The Department bears the burden of proof in any recovery action
against an institution for all claims the Department asserts. The
Department must therefore prove the merit of the claims it asserts for
members of the group. A hearing official will determine the merit of
the claims, the relief for members of the group, and the liability of
the institution. The Department must also prove in the hearing process
the merit of claims it asserts for losses on discharges it has already
approved as individual claims, although, as previously indicated,
individual discharges already granted by the Department will not be
affected if the Department is not successful in proving the claim in
this proceeding against the institution.
These regulations are only applicable to actions initiated by the
Department to fine an institution, to limit, suspend, or terminate the
eligibility of an institution or servicer, or to recover from an
institution for losses from borrower defense claims, and do not
encompass the process by which the Department evaluates individual
borrower claims or claims for which the Department does not seek to
obtain a recovery. That process is set forth in the borrower defense
regulations at 34 CFR 685.222(e). In addition, the Department plans to
issue a borrower guide before the borrower defense regulations go into
effect to ensure borrowers understand the application process and
criteria for seeking debt relief.
Waiver of Proposed Rulemaking, Negotiated Rulemaking, and Delayed
Effective Date
Under the Administrative Procedure Act (5 U.S.C. 553), the
Department generally offers interested parties the opportunity to
comment on proposed regulations. These regulations only govern the
procedures for initiating an action against an institution and the
hearing rules applicable to such a proceeding. As such, these
regulations make procedural changes only and do not establish
substantive policy. The regulations are therefore rules of agency
practice and procedure, and exempt from notice and comment rulemaking
under 5 U.S.C. 553(b)(A).
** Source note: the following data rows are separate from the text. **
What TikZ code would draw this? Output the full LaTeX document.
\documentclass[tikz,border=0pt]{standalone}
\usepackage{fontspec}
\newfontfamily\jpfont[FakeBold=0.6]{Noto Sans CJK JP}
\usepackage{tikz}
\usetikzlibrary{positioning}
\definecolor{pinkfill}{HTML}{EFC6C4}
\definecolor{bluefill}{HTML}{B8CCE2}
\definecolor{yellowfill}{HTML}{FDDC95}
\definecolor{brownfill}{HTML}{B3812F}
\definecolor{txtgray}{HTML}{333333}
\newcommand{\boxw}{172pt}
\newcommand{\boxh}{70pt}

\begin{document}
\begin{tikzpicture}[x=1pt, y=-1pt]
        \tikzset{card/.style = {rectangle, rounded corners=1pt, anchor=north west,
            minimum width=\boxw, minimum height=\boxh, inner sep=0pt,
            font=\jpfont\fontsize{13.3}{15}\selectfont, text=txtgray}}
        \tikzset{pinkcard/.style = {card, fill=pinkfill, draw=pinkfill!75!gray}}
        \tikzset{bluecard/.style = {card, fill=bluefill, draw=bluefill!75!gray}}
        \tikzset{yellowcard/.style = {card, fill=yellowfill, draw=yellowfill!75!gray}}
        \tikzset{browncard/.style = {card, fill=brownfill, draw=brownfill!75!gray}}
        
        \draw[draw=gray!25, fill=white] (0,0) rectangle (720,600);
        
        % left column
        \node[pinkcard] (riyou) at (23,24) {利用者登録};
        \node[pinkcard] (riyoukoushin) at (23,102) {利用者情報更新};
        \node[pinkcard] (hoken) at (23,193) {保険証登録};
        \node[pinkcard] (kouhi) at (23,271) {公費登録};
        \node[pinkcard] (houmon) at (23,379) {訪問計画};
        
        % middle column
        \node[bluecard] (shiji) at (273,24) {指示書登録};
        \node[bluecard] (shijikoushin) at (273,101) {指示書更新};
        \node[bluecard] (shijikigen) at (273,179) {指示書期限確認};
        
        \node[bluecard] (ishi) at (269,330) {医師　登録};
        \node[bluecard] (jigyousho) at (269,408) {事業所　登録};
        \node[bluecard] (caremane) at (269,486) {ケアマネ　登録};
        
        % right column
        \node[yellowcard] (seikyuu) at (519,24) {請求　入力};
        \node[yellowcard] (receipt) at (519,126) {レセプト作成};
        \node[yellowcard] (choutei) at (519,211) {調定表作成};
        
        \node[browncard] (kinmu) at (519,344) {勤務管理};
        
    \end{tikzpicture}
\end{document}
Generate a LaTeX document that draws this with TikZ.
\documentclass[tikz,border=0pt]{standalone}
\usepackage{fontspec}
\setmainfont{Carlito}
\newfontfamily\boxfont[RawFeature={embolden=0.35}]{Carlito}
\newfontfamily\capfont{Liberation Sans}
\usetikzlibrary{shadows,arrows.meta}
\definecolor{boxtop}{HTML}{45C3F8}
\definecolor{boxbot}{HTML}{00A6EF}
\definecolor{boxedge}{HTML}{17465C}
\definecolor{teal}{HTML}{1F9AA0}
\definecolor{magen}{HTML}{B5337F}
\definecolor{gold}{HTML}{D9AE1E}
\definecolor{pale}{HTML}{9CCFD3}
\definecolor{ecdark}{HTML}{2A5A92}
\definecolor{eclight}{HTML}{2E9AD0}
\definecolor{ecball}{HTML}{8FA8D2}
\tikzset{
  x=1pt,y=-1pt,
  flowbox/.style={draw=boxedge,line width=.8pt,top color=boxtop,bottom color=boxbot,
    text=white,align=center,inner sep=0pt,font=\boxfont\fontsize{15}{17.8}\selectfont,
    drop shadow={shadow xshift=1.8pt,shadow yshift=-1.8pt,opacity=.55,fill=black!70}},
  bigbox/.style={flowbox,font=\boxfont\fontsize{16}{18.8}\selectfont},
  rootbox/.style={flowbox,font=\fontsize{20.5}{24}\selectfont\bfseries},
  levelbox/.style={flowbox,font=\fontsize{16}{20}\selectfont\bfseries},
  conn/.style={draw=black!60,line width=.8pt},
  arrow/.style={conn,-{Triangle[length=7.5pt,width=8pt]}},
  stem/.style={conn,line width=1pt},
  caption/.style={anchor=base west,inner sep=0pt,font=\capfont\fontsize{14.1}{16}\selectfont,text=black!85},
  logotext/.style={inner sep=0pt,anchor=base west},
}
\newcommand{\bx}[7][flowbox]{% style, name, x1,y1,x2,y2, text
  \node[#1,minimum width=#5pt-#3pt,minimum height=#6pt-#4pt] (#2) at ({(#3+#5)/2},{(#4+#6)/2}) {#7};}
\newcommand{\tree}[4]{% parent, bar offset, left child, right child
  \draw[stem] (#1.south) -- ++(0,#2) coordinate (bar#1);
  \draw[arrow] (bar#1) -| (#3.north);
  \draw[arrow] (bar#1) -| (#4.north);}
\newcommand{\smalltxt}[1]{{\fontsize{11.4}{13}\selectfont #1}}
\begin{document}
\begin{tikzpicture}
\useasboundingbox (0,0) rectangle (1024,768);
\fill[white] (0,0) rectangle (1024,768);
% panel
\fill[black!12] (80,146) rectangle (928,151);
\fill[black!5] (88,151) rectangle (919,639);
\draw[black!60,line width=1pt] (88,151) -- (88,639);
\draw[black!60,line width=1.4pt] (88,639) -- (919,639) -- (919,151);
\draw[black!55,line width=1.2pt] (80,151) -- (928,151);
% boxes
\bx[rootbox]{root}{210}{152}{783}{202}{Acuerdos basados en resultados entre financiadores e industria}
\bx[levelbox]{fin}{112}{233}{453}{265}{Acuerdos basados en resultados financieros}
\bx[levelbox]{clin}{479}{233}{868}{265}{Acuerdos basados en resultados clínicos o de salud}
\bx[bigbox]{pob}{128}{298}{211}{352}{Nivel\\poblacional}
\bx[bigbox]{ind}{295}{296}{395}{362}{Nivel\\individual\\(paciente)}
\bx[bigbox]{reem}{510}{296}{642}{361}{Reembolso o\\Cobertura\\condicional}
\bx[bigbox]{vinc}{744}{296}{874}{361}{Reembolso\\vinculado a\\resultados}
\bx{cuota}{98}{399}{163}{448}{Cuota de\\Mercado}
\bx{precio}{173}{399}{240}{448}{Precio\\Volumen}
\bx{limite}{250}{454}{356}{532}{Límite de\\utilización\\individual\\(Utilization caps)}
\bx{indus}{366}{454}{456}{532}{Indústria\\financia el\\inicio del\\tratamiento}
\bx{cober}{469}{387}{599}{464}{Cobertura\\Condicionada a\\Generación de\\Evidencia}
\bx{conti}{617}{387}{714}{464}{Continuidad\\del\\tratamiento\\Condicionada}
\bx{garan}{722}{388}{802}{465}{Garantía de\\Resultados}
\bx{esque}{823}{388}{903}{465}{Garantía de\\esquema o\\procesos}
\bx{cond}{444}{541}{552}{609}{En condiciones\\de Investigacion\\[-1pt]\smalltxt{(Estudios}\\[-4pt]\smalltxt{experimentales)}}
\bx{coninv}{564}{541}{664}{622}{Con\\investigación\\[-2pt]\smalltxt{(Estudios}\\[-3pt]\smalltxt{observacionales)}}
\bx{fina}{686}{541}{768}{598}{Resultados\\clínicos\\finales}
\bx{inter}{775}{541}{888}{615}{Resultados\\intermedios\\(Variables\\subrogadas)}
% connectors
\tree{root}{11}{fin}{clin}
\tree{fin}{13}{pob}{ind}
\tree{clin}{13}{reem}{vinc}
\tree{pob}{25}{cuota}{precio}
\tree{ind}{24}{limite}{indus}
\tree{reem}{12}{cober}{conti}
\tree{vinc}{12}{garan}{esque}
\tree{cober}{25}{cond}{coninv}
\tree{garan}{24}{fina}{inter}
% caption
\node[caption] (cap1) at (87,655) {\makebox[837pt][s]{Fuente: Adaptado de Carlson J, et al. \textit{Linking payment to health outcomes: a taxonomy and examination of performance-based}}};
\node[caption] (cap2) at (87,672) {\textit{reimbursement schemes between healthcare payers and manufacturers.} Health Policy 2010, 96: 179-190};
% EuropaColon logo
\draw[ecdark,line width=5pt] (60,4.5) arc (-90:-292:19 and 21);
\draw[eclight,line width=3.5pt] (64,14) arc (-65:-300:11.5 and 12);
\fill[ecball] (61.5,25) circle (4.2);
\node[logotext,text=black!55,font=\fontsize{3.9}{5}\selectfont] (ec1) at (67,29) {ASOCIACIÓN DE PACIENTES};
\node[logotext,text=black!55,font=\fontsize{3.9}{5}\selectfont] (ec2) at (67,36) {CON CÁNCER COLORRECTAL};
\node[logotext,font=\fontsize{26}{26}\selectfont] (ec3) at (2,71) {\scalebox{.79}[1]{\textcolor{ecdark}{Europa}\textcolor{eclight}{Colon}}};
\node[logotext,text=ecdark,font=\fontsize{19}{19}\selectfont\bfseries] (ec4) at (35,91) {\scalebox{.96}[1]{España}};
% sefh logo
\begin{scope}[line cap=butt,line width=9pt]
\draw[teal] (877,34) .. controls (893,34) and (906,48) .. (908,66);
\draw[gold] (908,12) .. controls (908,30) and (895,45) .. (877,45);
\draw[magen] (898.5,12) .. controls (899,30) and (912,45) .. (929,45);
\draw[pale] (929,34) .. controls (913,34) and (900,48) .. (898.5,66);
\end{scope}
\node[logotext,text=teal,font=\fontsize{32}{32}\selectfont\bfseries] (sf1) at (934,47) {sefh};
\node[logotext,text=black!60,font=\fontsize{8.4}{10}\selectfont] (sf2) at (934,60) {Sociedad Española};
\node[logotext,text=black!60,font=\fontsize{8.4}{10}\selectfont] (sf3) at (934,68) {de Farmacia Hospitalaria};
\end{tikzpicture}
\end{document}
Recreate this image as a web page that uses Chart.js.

However, the Department is providing a 60-day
comment period and invites interested persons to participate in this
rulemaking by submitting written comments. The Department may consider
the comments received and may conduct additional rulemaking based on
the comments.
The APA also generally requires that regulations be published at
least 30 days before their effective date, unless the agency has good
cause to implement its regulations sooner (5 U.S.C. 553(d)(3)). Again,
because these final regulations are merely rules of agency practice and
procedure, there is good cause to make them effective on the day they
are published. For the same reasons, the Secretary has determined,
under section 492(b)(2) of the HEA, 20 U.S.C. 1098a(b)(2), that these
regulations should not be subject to negotiated rulemaking.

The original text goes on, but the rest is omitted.